We are all familiar with the game of Dominoes. In this board game one small piece can have a knock on effect. When one falls, scores of others can fall with it.
Today many fear the little country of Greece may be such a domino. As Greece wobbles, so does the future of the European Union (EU). If it falters, there will be negative knock on effects throughout the region and for us here in the USA.
Sitting atop the Greek domino is newly elected Prime Minister Alexis Tsipras of the newly formed SYRIZA party. A left wing polyglot of former Communists, socialists, independants and generally disaffected citizens, Syriza quickly rose to prominance during in that last two months with promises to reverse the crippling austerity measures imposed by EU lenders on the poor suffering Greeks.
Tsipras won a land-slide victory in a Greek snap-election in late January ( though he only garnered 35% of the vote). Without skipping a beat, Tsipras appointed Athens University professor and Valve Corp. resident economist Yanis Varoufakis as the new Finance Minister of Greece. In time-honored Greek fashion, Varoufakis is happy to unabashedly voice his unpopular and radical positions to the world, undaunted by the number of those who oppose him.

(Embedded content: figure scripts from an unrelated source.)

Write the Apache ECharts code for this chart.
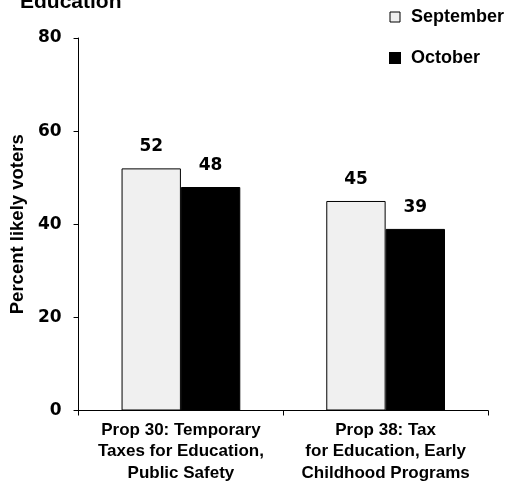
<!DOCTYPE html>
<html><head><meta charset="utf-8">
<script src="https://cdn.jsdelivr.net/npm/echarts@6/dist/echarts.min.js"></script>
<style>html,body{margin:0;padding:0;background:#fff}#c{width:510px;height:484px}</style>
</head><body><div id="c"></div>
<script>
const categories = ["Prop 30: Temporary\nTaxes for Education,\nPublic Safety", "Prop 38: Tax\nfor Education, Early\nChildhood Programs"];
const september = [52, 45];
const october = [48, 39];
const yTicks = [0, 20, 40, 60, 80];
const F = '"Liberation Sans", Arial, sans-serif';
const FN = '"DejaVu Sans", sans-serif';
const chart = echarts.init(document.getElementById('c'));
chart.setOption({
  animation: false,
  title: { text: 'Education', left: 15, top: -13, textStyle: { fontFamily: F, fontWeight: 'bold', fontSize: 21, color: '#000' } },
  legend: {
    orient: 'vertical', left: 384, top: 3, itemGap: 23, itemWidth: 10, itemHeight: 10,
    textStyle: { fontFamily: F, fontWeight: 'bold', fontSize: 18, color: '#000', padding: [0, 0, 0, 6] },
    data: [
      { name: 'September', icon: 'rect', itemStyle: { color: '#f0f0f0', borderColor: '#000', borderWidth: 1 } },
      { name: 'October', icon: 'rect', itemStyle: { color: '#000' } }
    ]
  },
  grid: { left: 78, right: 22, top: 38, bottom: 68, containLabel: false },
  xAxis: {
    type: 'category', data: categories,
    axisLine: { lineStyle: { color: '#000', width: 1 } },
    axisTick: { show: true, length: 5, lineStyle: { color: '#000' } },
    axisLabel: { interval: 0, fontFamily: F, fontWeight: 'bold', fontSize: 17, color: '#000', lineHeight: 21.5, margin: 9 }
  },
  yAxis: {
    type: 'value', min: yTicks[0], max: yTicks[yTicks.length - 1], interval: 20,
    name: 'Percent likely voters', nameLocation: 'middle', nameGap: 50,
    nameTextStyle: { fontFamily: F, fontWeight: 'bold', fontSize: 18.5, color: '#000' },
    axisLine: { show: true, lineStyle: { color: '#000', width: 1 } },
    axisTick: { show: true, length: 5, lineStyle: { color: '#000' } },
    splitLine: { show: false },
    axisLabel: { fontFamily: FN, fontWeight: 'bold', fontSize: 17, color: '#000', margin: 17 }
  },
  series: [
    { name: 'September', type: 'bar', data: september, barGap: '0%', barCategoryGap: '42%',
      itemStyle: { color: '#f0f0f0', borderColor: '#000', borderWidth: 1 },
      label: { show: true, position: 'top', distance: 13, fontFamily: FN, fontWeight: 'bold', fontSize: 17, color: '#000' } },
    { name: 'October', type: 'bar', data: october,
      itemStyle: { color: '#000', borderColor: '#000', borderWidth: 1 },
      label: { show: true, position: 'top', distance: 13, fontFamily: FN, fontWeight: 'bold', fontSize: 17, color: '#000' } }
  ]
});
</script></body></html>
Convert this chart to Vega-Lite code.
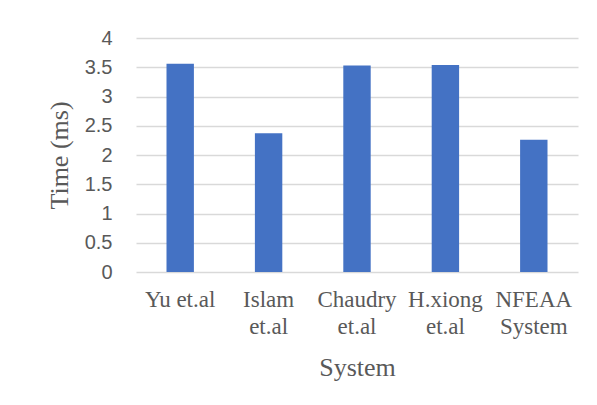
{
  "$schema": "https://vega.github.io/schema/vega-lite/v6.json",
  "width": 442,
  "height": 234,
  "autosize": "none",
  "padding": {"left": 136, "top": 38, "right": 19, "bottom": 133},
  "background": "white",
  "config": {"view": {"stroke": null}},
  "data": {
    "values": [
      {"System": "Yu et.al", "Time": 3.56},
      {"System": "Islam et.al", "Time": 2.37},
      {"System": "Chaudry et.al", "Time": 3.53},
      {"System": "H.xiong et.al", "Time": 3.54},
      {"System": "NFEAA System", "Time": 2.26}
    ]
  },
  "mark": {"type": "bar", "color": "#4472C4"},
  "encoding": {
    "x": {
      "field": "System",
      "type": "nominal",
      "sort": null,
      "scale": {"paddingInner": 0.69, "paddingOuter": 0.345},
      "axis": {
        "labelAngle": 0,
        "labelFont": "Liberation Serif",
        "labelFontSize": 23,
        "labelColor": "#595959",
        "labelLineHeight": 27,
        "labelPadding": 16,
        "labelExpr": "datum.label == 'Yu et.al' ? datum.label : split(datum.label, ' ')",
        "ticks": false,
        "domain": false,
        "title": "System",
        "titleFont": "Liberation Serif",
        "titleFontSize": 26,
        "titleFontWeight": "normal",
        "titleColor": "#595959",
        "titlePadding": 16
      }
    },
    "y": {
      "field": "Time",
      "type": "quantitative",
      "scale": {"domain": [0, 4]},
      "axis": {
        "values": [0, 0.5, 1, 1.5, 2, 2.5, 3, 3.5, 4],
        "format": "~g",
        "labelFont": "Liberation Sans",
        "labelFontSize": 20,
        "labelColor": "#595959",
        "labelPadding": 24,
        "ticks": false,
        "domain": false,
        "grid": true,
        "gridColor": "#d9d9d9",
        "gridWidth": 1.3,
        "title": "Time (ms)",
        "titleFont": "Liberation Serif",
        "titleFontSize": 26,
        "titleFontWeight": "normal",
        "titleColor": "#595959",
        "titlePadding": 12
      }
    }
  }
}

This week Varoufakis took his show on the road: He made a grand diplomatic tour of the Euro-zone to personally demand that the EU renegotiate the terms of Greece’s €240 bailout. Unsurprisingly, Varoufakis returned to Athens without a single vote of confidence from another nation in the Union; even fellow left-leaning countries like France and Italy rejected the finance-firebrand’s proposal.
That seemed to matter little to the people of Greece, as citizens flooded the streets of the capital city to show their support of their new hero’s defiance of the EU giants in Brussels and Berlin.
And who can really blame them?
To the Greeks, Varoufakis is the only man brave enough to challenge the authority of the world’s most powerful woman, German Prime Minister Angela Merkel.
With speculation now abuzz about the possibility of the rigid Merkel being brought to her knees, the German PM has asserted that the Greeks will not get away with reforming the terms of their debt. For Varoufakis, that assertion still remains to be seen.
A head to head confrontation seems to be certain.
It appears that before there is a game of dominoes in Europe there is going to be a game of “Chicken” between Greece and its European adversaries.